Up even more f$%^&$! hills.

About half way home, we knocked on a door and called my mother to rescue us. She wasn’t happy, first because I was long overdue getting home and second because we had no idea where we were and had to give her landmarks as directions: “…see, you go past the three cows, then there’s a barn with a half-painted red door. Take a left at the rotted out DeSoto in the empty field, and we’re at the house with all the chickens.”

She arrived eventually in our beat up black Ford and picked us up, serving up a tongue lashing while the Ford happily belched clouds of black smoke, each puff undermining our efforts to save the world.

One thing that did stick with me over the years was the concept or recycling. It seemed pretty straight forward: Put stuff on the curb, it gets picked up and recycled.

These days, it’s gotten more complicated. There’s a long list of guidelines to follow regarding “co-mingled items” in my town for proper recycling. Most are common sense, but some may require a degree in chemistry (what the hell are PET plastics? Is that what cat litter tubs are made of? HDPE plastics? No sir, I’m not Googling that. I have shit to do).

But in the middle of the guidelines, sits the cardboard section. It is so, so simple. Corrugated cardboard only.

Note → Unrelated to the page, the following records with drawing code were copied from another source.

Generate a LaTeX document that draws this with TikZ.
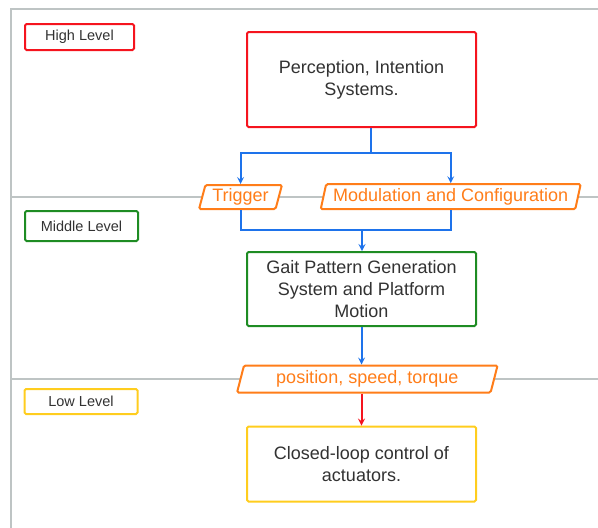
\documentclass[tikz,border=0pt]{standalone}
\usepackage{fontspec}
\setmainfont{Liberation Sans}
\usetikzlibrary{shapes.geometric}

\definecolor{hired}{RGB}{245,20,30}
\definecolor{midgreen}{RGB}{30,140,35}
\definecolor{lowyellow}{RGB}{255,205,30}
\definecolor{sigorange}{RGB}{255,125,25}
\definecolor{flowblue}{RGB}{30,115,235}
\definecolor{lanegray}{RGB}{190,196,196}
\definecolor{txtgray}{RGB}{50,50,50}

\tikzset{
  lane/.style={draw=lanegray, line width=2pt},
  lvlbox/.style={draw, line width=2pt, rounded corners=1.5pt, text=txtgray,
    font=\fontsize{14.5}{17}\selectfont, inner sep=0pt},
  blockbox/.style={draw, line width=2pt, rounded corners=1.5pt, text=txtgray, fill=white,
    font=\fontsize{18}{22}\selectfont, align=center, inner sep=0pt,
    minimum width=229pt},
  signal/.style={trapezium, trapezium left angle=73, trapezium right angle=107,
    trapezium stretches=true, draw=sigorange, line width=2pt, rounded corners=1.5pt,
    fill=white, text=sigorange, font=\fontsize{18}{22}\selectfont, inner sep=0pt},
  flow/.style={draw=flowblue, line width=2pt},
}

\begin{document}
\begin{tikzpicture}[x=1pt, y=-1pt, >=stealth]
  \useasboundingbox (0,0) rectangle (598,528);

  % Ebenen (Rahmen und Trennlinien)
  \draw[lane] (598,9) -- (11,9) -- (11,528);
  \draw[lane] (11,197) -- (598,197);
  \draw[lane] (11,379) -- (598,379);

  % Ebenen-Beschriftungen
  \node[lvlbox, draw=hired, minimum width=109pt, minimum height=26pt] (high) at (79.5,37) {High Level};
  \node[lvlbox, draw=midgreen, minimum width=113pt, minimum height=30pt] (middle) at (81.5,226) {Middle Level};
  \node[lvlbox, draw=lowyellow, minimum width=113pt, minimum height=25pt] (low) at (81,401.5) {Low Level};

  % Bloecke
  \node[blockbox, draw=hired, minimum height=95pt] (percept) at (361.5,79.5) {Perception, Intention\\Systems.};
  \node[blockbox, draw=midgreen, minimum height=74pt] (gait) at (361.5,289) {Gait Pattern Generation\\System and Platform\\Motion};
  \node[blockbox, draw=lowyellow, minimum height=75pt] (actuate) at (361.5,464) {Closed-loop control of\\actuators.};

  % Signale
  \node[signal, minimum width=83pt, minimum height=24pt] (trigger) at (240.5,197) {Trigger};
  \node[signal, minimum width=261pt, minimum height=25pt] (modconf) at (450.7,196.7) {Modulation and Configuration};
  \node[signal, minimum width=261pt, minimum height=27pt] (pst) at (367.3,379) {position, speed, torque};

  % Verbindungen
  \coordinate (split) at (371,153);
  \coordinate (merge) at (362,230);
  \draw[flow] ([xshift=9.5pt]percept.south) -- (split);
  \draw[flow, ->] (split) -| (trigger.north);
  \draw[flow, ->] (split) -| (modconf.north);
  \draw[flow] (trigger.south) |- (merge);
  \draw[flow] (modconf.south) |- (merge);
  \draw[flow, ->] (merge) -- (merge |- gait.north);
  \draw[flow, ->] (gait.south) -- (gait.south |- pst.north);
  \draw[draw=hired, line width=2pt, ->] (actuate.north |- pst.south) -- (actuate.north);

\end{tikzpicture}
\end{document}
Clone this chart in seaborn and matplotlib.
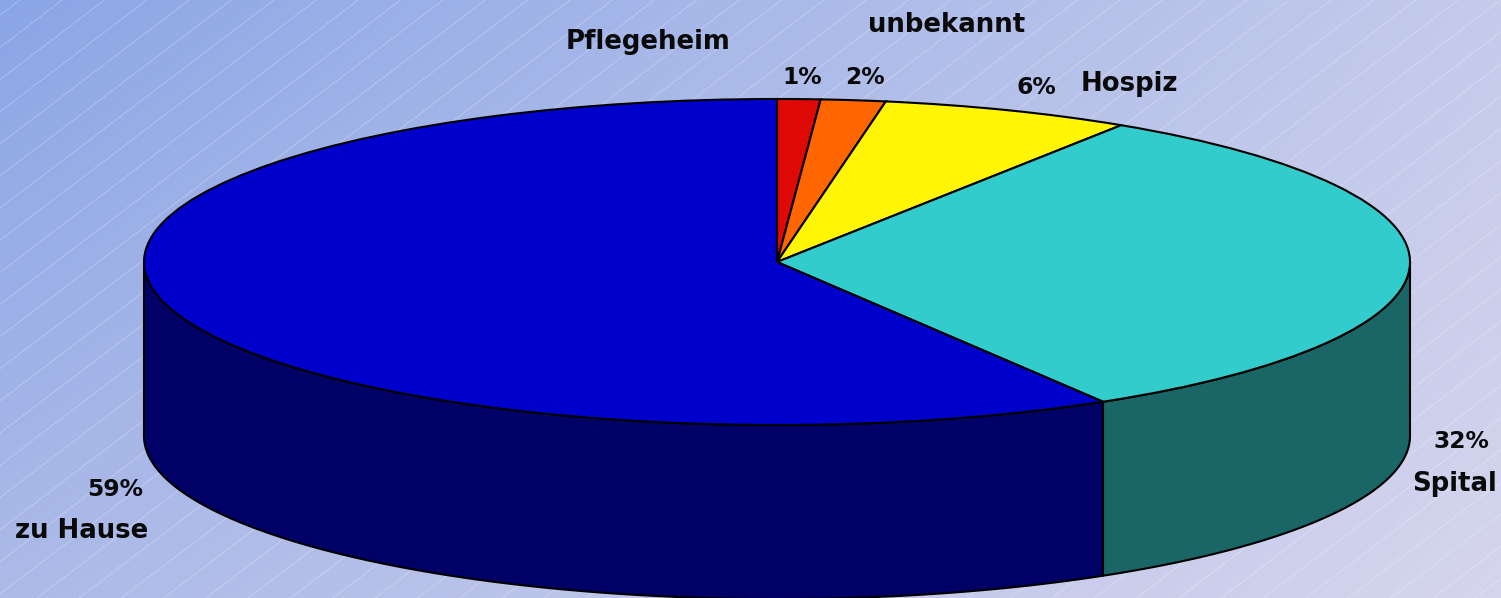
import numpy as np
import matplotlib
matplotlib.use('Agg')
import matplotlib.pyplot as plt
import seaborn as sns

# Data
labels = ['Pflegeheim', 'unbekannt', 'Hospiz', 'Spital', 'zu Hause']
shares = [1.1, 1.65, 6.4, 32.24, 58.61]
pct_labels = ['1%', '2%', '6%', '32%', '59%']
top_colors = ['#DF0A05', '#FF6600', '#FFF505', '#33CCCC', '#0000CC']
wall_colors = ['#6F0502', '#803300', '#807A02', '#1A6666', '#000066']

# Background corner colours (top row, bottom row)
bg_corners = np.array([[(139, 166, 230), (197, 203, 235)],
                       [(172, 186, 232), (213, 213, 237)]], dtype=float) / 255

W, H = 1501, 598
CX, CY, RX, RY, DEPTH = 777, 262, 633, 163, 174

sns.set_theme(style='white')
plt.rcParams['font.family'] = ['DejaVu Sans']
palette = sns.color_palette(top_colors)

fig = plt.figure(figsize=(W / 100, H / 100), dpi=100)

# background gradient with thin diagonal stripes, in pixel coordinates
bg = fig.add_axes([0, 0, 1, 1])
u = np.linspace(0, 1, 300)[None, :, None]
v = np.linspace(0, 1, 120)[:, None, None]
grad = ((1 - v) * (1 - u) * bg_corners[0, 0] + (1 - v) * u * bg_corners[0, 1]
        + v * (1 - u) * bg_corners[1, 0] + v * u * bg_corners[1, 1])
bg.imshow(grad, extent=(0, W, H, 0), interpolation='bilinear', aspect='auto')
for x0 in np.arange(20, W + 900, 42.3):
    bg.plot([x0, x0 - 1000], [0, 760], color='white', lw=0.5, alpha=0.35)
bg.set_xlim(0, W)
bg.set_ylim(H, 0)
bg.axis('off')

# pie axes, unit circle squashed by the axis scales
ax = fig.add_axes([0, 0, 1, 1], facecolor='none')
xlim = (-CX / RX, (W - CX) / RX)
ylim = (-(H - CY) / RY, CY / RY)
depth = DEPTH / RY

# side wall from the cumulative shares, only the front half shows
edges = np.cumsum([0] + shares) / sum(shares) * 360
for i in range(len(shares)):
    a0 = max(edges[i], 90)
    a1 = min(edges[i + 1], 270)
    if a1 <= a0:
        continue
    t = np.radians(np.linspace(a0, a1, 200))
    xs = np.sin(t)
    ys = np.cos(t)
    ax.fill(np.r_[xs, xs[::-1]], np.r_[ys, ys[::-1] - depth],
            facecolor=wall_colors[i], edgecolor='black', lw=1.5, zorder=1, joinstyle='round')

ax.pie(shares, colors=palette, startangle=90, counterclock=False, radius=1,
       wedgeprops=dict(edgecolor='black', linewidth=1.5, zorder=2))
ax.set_aspect('auto')
ax.set_xlim(xlim)
ax.set_ylim(ylim)
ax.axis('off')

# text in pixel coordinates
name_pos = [(648, 42), (947, 25), (1129, 84), (1454, 484), (82, 531)]
pct_pos = [(802, 78), (865, 78), (1036, 88), (1461, 441), (115, 489)]
for name, (x, y) in zip(labels, name_pos):
    bg.text(x, y, name, fontsize=18.7, fontweight='bold', color='#0A0A0A',
            ha='center', va='center', zorder=5)
for pct, (x, y) in zip(pct_labels, pct_pos):
    bg.text(x, y, pct, fontsize=16.8, fontweight='bold', color='#0A0A0A',
            ha='center', va='center', zorder=5)
bg.set_zorder(0)
ax.set_zorder(1)

fig.savefig('out.png', dpi=100)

So last night I’m getting the cardboard together. Corrugated pile on the left, everything else on the right. I ended up with two roughly equal piles of acceptable and verboten cardboard.

“What are you doing?” asked the wife.

“Recycling cardboard.”

“Why are there two piles?”

“The only take the shit on the left.”

“What the hell are you going to do with the rest of it?”


I hadn’t considered that. At one time, I could burn it. Now that’s a fine.

After a moment, I said, “I’ll just put it in the regular garbage.”

“But we’ll use more bags,” the wife replied.

And the plastic garbage bags (which do at least come in a corrugated box) aren’t free. Plus, there are weeks where we hit the four bag limit for garbage pickup. The cardboard might push us into a 5th bag, and the wife pointed that out to me.

“I’ll just jam more stuff in the garbage bags,” I countered.

“Don’t forget there’s a weight limit.”

Before I could think of anything else, she said: “Put it all out to recycle, like we always do. We’re not picking through the cardboard to make two piles. We already have the plastic stuff to deal with. It’s too complicated.”

I could have made a stand there. I could have. But the day will come when she will decide whether or not I enter my second childhood at  home or in a home. I can imagine being dropped off at the nursing home and hearing the family tell the staff: “Let him recycle all the cardboard. It calms him. And feed him the occasional chicken wing.”

It’s Friday. All the cardboard is out. I’m sorry, mother Earth. But I want to eat all my wings at home.

**UPDATE** They took it all. The wife is always right.